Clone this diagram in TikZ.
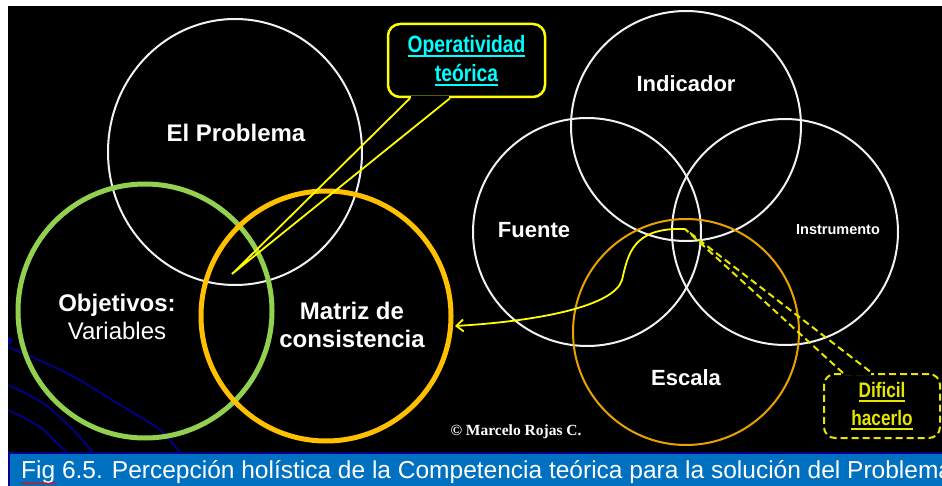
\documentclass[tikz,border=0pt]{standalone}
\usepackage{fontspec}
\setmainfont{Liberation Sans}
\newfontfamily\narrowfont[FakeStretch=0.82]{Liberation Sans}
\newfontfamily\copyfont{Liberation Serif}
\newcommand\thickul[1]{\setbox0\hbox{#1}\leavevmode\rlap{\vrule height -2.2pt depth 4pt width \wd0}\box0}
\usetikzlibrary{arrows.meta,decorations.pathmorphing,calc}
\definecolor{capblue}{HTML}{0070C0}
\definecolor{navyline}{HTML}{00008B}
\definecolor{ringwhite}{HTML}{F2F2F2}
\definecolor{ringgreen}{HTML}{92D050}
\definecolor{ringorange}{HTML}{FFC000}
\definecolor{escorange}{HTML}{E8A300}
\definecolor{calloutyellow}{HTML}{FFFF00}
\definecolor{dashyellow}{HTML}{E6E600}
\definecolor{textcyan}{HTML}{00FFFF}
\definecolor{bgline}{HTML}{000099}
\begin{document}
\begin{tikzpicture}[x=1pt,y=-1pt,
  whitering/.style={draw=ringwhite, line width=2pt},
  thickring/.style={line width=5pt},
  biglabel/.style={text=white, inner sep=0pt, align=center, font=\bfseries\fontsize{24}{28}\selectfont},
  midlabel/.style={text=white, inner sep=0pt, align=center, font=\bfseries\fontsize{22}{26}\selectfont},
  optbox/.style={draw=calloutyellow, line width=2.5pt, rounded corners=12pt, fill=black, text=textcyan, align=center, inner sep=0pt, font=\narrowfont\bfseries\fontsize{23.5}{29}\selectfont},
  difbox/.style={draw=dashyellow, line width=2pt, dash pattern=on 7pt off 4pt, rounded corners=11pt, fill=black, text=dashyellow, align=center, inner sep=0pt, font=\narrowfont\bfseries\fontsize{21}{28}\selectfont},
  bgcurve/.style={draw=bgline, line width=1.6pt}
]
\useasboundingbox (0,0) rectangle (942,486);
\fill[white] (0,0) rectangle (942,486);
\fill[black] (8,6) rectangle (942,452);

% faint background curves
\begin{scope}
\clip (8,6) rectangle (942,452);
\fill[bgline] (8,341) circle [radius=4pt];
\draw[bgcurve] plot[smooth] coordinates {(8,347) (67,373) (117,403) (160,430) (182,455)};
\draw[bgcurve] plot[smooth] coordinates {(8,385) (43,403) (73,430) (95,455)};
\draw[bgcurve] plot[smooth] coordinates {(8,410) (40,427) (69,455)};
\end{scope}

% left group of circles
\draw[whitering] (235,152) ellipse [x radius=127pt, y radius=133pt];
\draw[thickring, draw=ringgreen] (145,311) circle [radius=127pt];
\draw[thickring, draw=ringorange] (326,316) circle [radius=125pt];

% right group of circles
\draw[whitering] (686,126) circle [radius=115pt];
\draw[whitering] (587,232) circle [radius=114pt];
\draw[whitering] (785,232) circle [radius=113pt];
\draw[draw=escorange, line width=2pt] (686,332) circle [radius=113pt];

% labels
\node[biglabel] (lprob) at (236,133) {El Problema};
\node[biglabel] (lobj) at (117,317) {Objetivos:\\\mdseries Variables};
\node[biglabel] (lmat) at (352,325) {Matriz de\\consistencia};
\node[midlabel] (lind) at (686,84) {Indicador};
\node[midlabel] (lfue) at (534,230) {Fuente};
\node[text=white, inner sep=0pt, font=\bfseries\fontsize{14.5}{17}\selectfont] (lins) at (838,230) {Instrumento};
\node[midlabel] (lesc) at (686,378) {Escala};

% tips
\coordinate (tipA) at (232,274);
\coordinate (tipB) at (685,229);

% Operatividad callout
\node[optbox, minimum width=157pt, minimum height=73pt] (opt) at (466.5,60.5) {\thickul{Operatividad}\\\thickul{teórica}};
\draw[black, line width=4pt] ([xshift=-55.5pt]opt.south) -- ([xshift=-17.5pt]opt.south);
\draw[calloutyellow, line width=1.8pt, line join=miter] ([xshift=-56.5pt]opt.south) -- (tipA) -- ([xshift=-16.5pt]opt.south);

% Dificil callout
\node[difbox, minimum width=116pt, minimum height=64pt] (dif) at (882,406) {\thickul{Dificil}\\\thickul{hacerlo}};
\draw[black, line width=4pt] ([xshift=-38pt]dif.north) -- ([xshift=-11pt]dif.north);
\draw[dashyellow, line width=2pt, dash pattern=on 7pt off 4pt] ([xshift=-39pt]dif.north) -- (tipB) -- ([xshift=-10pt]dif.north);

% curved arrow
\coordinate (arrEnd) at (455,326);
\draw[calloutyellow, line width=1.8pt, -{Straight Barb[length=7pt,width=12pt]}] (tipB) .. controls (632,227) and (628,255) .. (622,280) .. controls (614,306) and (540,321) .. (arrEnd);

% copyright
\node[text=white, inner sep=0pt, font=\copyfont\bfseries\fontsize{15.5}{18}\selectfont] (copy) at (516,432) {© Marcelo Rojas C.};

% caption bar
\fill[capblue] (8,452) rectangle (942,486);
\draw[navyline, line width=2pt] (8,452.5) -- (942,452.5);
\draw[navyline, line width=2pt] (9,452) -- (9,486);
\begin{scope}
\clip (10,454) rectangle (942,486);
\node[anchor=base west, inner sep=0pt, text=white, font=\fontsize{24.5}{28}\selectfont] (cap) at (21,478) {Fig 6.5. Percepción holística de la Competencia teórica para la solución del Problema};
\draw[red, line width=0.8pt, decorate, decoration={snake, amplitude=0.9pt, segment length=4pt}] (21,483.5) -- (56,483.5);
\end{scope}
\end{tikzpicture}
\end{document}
-=-=-
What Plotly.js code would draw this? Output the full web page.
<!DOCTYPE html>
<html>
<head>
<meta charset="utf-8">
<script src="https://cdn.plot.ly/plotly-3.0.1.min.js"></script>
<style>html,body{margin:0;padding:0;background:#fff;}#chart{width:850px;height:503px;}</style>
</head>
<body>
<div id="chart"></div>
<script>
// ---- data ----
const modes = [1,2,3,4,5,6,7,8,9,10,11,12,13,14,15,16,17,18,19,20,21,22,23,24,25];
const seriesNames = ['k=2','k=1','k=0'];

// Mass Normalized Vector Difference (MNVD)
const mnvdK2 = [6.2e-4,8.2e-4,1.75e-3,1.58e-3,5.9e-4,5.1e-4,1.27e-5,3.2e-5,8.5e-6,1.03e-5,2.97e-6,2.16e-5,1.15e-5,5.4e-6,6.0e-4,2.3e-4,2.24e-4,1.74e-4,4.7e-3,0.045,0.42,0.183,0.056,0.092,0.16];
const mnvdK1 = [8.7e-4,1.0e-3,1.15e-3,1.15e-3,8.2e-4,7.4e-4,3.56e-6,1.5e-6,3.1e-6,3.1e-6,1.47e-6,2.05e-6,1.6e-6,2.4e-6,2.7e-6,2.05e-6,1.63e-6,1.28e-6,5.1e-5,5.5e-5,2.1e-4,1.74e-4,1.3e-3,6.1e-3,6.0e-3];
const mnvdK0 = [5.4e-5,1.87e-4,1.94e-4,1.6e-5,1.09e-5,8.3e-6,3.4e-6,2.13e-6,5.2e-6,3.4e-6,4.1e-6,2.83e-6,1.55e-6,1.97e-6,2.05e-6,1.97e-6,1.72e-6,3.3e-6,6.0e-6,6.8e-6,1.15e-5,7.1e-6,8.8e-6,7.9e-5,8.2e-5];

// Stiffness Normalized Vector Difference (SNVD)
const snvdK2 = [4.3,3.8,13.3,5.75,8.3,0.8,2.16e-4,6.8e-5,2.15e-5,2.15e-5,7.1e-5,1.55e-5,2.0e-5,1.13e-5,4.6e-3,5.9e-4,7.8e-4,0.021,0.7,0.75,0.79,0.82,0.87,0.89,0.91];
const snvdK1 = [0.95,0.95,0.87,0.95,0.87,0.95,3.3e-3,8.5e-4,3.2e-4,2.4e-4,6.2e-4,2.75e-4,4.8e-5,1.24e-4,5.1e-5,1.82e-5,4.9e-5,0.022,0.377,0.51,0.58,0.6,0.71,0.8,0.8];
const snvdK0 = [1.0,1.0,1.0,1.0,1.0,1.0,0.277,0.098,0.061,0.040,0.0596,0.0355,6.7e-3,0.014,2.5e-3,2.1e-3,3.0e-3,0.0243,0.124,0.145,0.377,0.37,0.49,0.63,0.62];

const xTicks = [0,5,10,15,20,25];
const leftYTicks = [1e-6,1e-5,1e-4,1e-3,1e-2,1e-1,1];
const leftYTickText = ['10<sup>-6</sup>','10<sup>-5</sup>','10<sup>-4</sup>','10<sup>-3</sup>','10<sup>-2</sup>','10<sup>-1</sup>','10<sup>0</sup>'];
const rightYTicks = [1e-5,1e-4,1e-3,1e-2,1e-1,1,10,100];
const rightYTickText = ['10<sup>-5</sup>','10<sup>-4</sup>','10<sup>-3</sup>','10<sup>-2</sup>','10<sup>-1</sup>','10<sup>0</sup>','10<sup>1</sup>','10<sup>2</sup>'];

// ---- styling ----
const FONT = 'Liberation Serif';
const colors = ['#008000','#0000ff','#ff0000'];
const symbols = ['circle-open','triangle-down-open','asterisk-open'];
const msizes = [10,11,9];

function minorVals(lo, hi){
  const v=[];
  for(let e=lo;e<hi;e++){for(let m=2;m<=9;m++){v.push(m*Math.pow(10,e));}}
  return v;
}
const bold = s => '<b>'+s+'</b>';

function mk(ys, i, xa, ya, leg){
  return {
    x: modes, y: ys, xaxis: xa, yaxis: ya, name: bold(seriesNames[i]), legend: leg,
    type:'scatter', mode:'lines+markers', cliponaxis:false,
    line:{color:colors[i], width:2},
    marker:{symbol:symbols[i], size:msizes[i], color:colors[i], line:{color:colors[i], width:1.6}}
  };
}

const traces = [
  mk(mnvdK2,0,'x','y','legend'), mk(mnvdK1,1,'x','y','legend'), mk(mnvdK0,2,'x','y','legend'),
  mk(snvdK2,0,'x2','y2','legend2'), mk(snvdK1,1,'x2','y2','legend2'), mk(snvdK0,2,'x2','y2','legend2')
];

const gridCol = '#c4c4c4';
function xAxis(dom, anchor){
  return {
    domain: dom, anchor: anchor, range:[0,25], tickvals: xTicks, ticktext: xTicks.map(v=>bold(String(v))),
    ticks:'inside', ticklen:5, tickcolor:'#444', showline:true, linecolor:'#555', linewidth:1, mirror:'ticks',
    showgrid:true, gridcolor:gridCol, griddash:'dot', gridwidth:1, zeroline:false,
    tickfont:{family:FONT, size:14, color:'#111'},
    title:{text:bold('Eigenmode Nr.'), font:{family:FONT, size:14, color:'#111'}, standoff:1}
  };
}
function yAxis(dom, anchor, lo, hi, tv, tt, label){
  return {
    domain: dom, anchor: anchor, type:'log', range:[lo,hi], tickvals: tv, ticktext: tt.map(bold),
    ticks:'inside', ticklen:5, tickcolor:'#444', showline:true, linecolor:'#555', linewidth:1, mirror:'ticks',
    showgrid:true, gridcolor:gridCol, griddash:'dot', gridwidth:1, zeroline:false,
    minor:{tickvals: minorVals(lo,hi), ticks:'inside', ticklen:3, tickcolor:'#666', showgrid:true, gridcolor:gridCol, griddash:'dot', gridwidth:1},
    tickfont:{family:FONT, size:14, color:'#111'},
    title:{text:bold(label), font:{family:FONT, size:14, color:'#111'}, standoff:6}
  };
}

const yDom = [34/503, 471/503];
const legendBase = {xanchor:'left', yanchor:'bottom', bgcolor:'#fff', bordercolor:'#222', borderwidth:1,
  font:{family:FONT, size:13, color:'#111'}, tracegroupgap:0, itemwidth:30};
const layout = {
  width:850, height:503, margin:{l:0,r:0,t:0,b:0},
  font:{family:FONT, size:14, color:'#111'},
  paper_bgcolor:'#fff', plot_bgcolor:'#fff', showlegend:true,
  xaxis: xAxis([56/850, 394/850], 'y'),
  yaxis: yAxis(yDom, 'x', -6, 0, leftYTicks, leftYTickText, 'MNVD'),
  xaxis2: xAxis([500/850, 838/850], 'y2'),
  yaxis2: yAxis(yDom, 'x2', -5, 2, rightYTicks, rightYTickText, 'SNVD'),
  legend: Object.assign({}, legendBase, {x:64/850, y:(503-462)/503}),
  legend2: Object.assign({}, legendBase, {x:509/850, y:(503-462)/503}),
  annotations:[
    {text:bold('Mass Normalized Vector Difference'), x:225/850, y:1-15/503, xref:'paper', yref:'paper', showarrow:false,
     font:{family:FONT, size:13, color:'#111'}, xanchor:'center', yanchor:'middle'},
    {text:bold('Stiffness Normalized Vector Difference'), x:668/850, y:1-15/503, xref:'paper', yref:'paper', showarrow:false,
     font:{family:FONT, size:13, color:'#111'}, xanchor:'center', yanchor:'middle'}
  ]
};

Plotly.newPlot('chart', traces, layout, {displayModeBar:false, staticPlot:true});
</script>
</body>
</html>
-=-=-
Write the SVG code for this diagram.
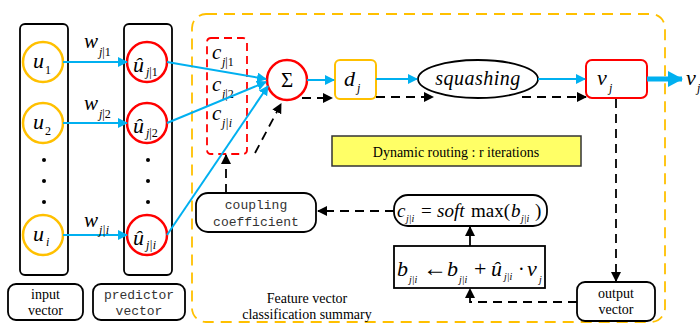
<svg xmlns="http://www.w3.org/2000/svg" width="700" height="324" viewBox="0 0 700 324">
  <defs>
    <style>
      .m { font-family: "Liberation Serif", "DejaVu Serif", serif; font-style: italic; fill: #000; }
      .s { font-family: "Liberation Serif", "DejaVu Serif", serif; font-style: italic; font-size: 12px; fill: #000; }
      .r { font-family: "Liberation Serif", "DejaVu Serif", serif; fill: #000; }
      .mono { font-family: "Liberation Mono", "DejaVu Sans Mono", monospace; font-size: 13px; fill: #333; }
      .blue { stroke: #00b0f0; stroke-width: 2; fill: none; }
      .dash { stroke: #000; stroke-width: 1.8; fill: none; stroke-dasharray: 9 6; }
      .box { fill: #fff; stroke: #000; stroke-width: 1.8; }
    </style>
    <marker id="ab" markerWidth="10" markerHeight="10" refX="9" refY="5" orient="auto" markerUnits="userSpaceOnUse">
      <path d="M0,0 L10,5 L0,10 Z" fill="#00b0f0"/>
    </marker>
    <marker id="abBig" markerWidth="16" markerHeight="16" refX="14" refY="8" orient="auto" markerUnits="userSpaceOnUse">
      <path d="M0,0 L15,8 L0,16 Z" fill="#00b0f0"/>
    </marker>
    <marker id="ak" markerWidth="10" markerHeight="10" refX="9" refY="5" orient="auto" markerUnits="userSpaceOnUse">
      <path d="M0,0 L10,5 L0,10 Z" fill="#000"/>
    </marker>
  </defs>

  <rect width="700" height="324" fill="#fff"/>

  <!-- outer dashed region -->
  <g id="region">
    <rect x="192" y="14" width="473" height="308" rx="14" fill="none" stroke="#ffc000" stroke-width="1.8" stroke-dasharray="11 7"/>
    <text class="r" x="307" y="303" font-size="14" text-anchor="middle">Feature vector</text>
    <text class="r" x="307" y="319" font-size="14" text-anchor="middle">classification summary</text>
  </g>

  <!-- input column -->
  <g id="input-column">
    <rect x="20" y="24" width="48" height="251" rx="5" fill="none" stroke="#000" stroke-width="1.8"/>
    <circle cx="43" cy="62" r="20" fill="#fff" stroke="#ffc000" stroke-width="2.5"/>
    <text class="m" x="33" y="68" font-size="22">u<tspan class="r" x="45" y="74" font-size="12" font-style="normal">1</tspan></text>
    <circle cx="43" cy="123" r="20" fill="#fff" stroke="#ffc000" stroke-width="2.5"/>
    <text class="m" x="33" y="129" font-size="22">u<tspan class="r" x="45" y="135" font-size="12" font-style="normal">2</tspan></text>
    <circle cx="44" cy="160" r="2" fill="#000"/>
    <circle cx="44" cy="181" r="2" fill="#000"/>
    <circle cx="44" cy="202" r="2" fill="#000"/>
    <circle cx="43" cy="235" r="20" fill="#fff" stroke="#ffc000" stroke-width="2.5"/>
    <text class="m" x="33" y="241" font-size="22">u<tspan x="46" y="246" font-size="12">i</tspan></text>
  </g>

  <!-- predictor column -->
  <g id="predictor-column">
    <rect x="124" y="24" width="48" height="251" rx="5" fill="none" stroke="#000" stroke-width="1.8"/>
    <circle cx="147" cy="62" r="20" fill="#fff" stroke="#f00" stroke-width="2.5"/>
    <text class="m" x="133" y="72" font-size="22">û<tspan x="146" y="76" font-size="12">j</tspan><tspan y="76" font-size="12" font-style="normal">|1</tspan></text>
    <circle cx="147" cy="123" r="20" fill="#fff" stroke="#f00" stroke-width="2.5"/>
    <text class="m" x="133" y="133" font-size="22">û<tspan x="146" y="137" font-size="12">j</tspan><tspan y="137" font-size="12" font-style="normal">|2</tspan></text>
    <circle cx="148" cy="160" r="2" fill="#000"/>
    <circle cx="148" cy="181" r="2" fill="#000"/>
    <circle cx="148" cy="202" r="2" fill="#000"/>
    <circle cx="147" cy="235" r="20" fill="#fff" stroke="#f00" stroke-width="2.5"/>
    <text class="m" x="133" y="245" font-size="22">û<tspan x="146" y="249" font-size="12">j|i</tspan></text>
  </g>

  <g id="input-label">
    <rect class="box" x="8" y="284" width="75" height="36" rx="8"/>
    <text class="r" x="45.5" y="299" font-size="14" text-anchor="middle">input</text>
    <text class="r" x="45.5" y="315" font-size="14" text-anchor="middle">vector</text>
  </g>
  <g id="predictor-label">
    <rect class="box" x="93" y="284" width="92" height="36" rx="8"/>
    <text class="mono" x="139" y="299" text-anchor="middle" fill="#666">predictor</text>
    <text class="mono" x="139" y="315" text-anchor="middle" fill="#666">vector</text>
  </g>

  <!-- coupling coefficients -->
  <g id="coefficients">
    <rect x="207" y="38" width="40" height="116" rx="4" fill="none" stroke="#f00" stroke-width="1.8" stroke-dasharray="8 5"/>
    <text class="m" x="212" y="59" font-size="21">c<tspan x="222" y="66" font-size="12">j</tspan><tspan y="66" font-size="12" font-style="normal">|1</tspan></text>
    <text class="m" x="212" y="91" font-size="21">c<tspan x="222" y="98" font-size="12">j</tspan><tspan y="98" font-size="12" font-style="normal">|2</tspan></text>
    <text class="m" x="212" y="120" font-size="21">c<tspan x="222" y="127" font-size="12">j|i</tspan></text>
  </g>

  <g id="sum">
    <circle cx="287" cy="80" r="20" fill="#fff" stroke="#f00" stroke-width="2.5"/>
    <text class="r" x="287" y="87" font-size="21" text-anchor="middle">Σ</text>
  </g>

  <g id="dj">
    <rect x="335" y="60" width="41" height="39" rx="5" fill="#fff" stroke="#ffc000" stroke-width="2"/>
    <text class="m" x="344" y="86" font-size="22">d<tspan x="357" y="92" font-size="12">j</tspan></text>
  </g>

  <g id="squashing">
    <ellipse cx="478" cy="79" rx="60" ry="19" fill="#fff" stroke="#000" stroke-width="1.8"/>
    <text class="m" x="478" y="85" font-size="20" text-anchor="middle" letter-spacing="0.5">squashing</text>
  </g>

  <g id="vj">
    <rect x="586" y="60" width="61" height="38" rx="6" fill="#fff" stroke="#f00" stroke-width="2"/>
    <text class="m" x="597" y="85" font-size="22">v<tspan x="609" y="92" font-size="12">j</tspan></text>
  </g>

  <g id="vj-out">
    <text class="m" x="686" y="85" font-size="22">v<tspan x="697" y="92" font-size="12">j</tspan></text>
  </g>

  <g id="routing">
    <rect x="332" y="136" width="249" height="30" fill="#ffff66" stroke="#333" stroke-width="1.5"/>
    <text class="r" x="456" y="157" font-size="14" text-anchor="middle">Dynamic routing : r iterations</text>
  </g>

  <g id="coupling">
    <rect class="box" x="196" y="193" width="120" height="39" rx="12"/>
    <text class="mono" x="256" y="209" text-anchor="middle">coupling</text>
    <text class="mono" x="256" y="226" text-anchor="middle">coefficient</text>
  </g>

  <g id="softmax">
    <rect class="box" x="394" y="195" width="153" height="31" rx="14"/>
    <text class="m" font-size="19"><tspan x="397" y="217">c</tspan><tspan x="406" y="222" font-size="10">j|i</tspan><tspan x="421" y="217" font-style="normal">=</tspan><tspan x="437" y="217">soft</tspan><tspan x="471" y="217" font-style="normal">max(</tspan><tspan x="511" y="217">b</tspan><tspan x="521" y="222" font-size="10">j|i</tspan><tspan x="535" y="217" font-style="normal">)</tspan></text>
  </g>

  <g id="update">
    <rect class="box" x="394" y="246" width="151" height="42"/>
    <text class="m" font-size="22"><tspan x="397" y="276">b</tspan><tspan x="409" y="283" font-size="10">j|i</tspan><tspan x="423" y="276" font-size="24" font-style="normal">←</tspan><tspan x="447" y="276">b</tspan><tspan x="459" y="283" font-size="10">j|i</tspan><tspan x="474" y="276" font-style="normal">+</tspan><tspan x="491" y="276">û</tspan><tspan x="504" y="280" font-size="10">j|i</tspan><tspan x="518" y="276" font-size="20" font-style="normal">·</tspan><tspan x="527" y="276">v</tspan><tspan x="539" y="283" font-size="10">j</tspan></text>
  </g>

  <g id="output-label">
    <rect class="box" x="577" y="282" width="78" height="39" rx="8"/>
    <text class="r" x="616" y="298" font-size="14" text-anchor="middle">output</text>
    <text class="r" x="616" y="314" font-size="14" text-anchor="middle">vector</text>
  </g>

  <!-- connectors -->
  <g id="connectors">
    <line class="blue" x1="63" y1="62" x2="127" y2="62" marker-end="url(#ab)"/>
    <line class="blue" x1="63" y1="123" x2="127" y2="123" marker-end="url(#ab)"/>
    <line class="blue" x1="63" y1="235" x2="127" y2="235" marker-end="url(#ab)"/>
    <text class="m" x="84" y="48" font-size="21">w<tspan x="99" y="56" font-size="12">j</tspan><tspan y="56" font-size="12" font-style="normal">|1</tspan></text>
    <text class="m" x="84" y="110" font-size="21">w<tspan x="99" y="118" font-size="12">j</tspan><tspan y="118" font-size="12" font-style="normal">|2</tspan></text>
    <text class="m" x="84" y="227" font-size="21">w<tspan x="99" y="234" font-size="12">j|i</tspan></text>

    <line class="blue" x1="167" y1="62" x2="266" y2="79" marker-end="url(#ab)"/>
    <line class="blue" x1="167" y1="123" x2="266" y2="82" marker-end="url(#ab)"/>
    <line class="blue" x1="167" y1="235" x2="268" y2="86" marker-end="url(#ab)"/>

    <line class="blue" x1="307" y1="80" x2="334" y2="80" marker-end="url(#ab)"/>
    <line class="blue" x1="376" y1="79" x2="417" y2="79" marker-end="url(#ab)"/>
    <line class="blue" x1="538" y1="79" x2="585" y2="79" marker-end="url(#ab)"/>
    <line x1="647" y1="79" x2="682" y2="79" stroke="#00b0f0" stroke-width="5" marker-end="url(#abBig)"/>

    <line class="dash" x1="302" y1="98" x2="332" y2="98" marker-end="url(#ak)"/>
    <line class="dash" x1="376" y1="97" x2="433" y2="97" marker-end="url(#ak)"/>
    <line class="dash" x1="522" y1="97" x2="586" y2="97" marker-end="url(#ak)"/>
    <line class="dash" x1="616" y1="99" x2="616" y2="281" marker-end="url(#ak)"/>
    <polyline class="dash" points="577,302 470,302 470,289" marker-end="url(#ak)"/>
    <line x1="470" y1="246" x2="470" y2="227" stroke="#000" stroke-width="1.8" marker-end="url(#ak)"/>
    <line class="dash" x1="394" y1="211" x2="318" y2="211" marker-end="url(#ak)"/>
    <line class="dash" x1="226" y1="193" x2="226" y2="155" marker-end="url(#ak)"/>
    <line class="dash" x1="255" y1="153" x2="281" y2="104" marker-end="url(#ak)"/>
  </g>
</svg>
-=-=-
#### BRIEF:
Exactly the lines from the one holding "What Plotly.js code" through the one holding "const seriesNames = ['k=2','k=1','k=0'];" should be printed, ends included.

#### TASK SOLUTION:
What Plotly.js code would draw this? Output the full web page.
<!DOCTYPE html>
<html>
<head>
<meta charset="utf-8">
<script src="https://cdn.plot.ly/plotly-3.0.1.min.js"></script>
<style>html,body{margin:0;padding:0;background:#fff;}#chart{width:850px;height:503px;}</style>
</head>
<body>
<div id="chart"></div>
<script>
// ---- data ----
const modes = [1,2,3,4,5,6,7,8,9,10,11,12,13,14,15,16,17,18,19,20,21,22,23,24,25];
const seriesNames = ['k=2','k=1','k=0'];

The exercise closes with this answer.